%%

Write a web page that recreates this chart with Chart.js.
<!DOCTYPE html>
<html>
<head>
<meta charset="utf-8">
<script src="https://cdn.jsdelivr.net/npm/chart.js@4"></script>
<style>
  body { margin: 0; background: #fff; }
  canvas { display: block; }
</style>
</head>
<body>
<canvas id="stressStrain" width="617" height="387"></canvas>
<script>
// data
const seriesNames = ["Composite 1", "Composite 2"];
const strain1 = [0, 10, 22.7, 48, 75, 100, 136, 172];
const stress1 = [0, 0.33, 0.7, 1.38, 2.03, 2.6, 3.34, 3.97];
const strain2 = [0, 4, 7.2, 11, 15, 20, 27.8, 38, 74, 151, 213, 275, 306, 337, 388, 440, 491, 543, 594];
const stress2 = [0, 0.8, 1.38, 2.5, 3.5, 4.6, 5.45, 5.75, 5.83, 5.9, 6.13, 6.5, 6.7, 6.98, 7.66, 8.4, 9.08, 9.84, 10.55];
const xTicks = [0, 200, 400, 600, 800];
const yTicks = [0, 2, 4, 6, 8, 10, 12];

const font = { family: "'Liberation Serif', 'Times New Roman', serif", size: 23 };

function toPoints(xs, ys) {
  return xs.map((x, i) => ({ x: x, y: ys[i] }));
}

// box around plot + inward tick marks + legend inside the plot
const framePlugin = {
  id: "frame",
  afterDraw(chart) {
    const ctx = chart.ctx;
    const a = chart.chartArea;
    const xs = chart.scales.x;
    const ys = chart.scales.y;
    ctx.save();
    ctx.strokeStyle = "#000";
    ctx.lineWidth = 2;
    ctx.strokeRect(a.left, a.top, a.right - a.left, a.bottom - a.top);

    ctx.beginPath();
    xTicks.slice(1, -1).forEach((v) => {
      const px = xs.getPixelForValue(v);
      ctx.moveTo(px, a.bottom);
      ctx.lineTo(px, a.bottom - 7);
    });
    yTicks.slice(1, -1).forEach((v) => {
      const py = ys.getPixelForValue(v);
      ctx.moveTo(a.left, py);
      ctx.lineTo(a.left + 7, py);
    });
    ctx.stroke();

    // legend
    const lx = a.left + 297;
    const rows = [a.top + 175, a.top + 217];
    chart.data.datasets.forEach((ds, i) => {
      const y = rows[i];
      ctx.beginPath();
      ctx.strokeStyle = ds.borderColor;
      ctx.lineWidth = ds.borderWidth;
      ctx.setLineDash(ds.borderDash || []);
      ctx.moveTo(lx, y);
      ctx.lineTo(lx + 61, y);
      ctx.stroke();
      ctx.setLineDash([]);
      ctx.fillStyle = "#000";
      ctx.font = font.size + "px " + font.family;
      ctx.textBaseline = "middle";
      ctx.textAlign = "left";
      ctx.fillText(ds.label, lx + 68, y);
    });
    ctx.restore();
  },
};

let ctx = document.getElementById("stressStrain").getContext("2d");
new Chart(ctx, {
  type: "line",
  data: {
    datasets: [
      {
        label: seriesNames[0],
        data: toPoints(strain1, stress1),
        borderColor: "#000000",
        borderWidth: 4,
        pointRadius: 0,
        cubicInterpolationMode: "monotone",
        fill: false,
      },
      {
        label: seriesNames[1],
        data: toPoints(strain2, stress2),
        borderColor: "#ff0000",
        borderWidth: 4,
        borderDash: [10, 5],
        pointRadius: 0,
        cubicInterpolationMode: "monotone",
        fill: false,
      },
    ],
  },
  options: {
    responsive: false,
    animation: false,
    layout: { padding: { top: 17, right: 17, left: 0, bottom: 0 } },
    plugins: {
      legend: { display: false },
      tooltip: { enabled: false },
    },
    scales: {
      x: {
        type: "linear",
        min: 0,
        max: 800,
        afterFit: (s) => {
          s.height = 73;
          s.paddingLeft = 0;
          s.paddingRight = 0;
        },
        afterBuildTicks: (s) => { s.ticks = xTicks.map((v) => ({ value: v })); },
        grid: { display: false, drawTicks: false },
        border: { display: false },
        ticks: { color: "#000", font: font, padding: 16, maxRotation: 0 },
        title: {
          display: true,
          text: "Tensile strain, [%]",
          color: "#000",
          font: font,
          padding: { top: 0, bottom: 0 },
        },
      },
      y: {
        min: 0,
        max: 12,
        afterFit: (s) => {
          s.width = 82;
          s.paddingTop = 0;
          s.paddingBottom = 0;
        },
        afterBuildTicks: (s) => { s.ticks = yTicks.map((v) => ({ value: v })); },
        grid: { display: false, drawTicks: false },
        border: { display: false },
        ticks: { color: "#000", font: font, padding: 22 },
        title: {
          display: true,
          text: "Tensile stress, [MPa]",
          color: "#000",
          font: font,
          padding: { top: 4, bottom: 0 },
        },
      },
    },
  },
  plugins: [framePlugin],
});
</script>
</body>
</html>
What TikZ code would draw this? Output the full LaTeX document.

%%

*Set problem*
Reproduce only the lines from the top of the material through the one bearing "ctx.strokeRect(a.left, a.top, a.right", each exactly as it stands.

*Problem solution*
Write a web page that recreates this chart with Chart.js.
<!DOCTYPE html>
<html>
<head>
<meta charset="utf-8">
<script src="https://cdn.jsdelivr.net/npm/chart.js@4"></script>
<style>
  body { margin: 0; background: #fff; }
  canvas { display: block; }
</style>
</head>
<body>
<canvas id="stressStrain" width="617" height="387"></canvas>
<script>
// data
const seriesNames = ["Composite 1", "Composite 2"];
const strain1 = [0, 10, 22.7, 48, 75, 100, 136, 172];
const stress1 = [0, 0.33, 0.7, 1.38, 2.03, 2.6, 3.34, 3.97];
const strain2 = [0, 4, 7.2, 11, 15, 20, 27.8, 38, 74, 151, 213, 275, 306, 337, 388, 440, 491, 543, 594];
const stress2 = [0, 0.8, 1.38, 2.5, 3.5, 4.6, 5.45, 5.75, 5.83, 5.9, 6.13, 6.5, 6.7, 6.98, 7.66, 8.4, 9.08, 9.84, 10.55];
const xTicks = [0, 200, 400, 600, 800];
const yTicks = [0, 2, 4, 6, 8, 10, 12];

const font = { family: "'Liberation Serif', 'Times New Roman', serif", size: 23 };

function toPoints(xs, ys) {
  return xs.map((x, i) => ({ x: x, y: ys[i] }));
}

// box around plot + inward tick marks + legend inside the plot
const framePlugin = {
  id: "frame",
  afterDraw(chart) {
    const ctx = chart.ctx;
    const a = chart.chartArea;
    const xs = chart.scales.x;
    const ys = chart.scales.y;
    ctx.save();
    ctx.strokeStyle = "#000";
    ctx.lineWidth = 2;
    ctx.strokeRect(a.left, a.top, a.right - a.left, a.bottom - a.top);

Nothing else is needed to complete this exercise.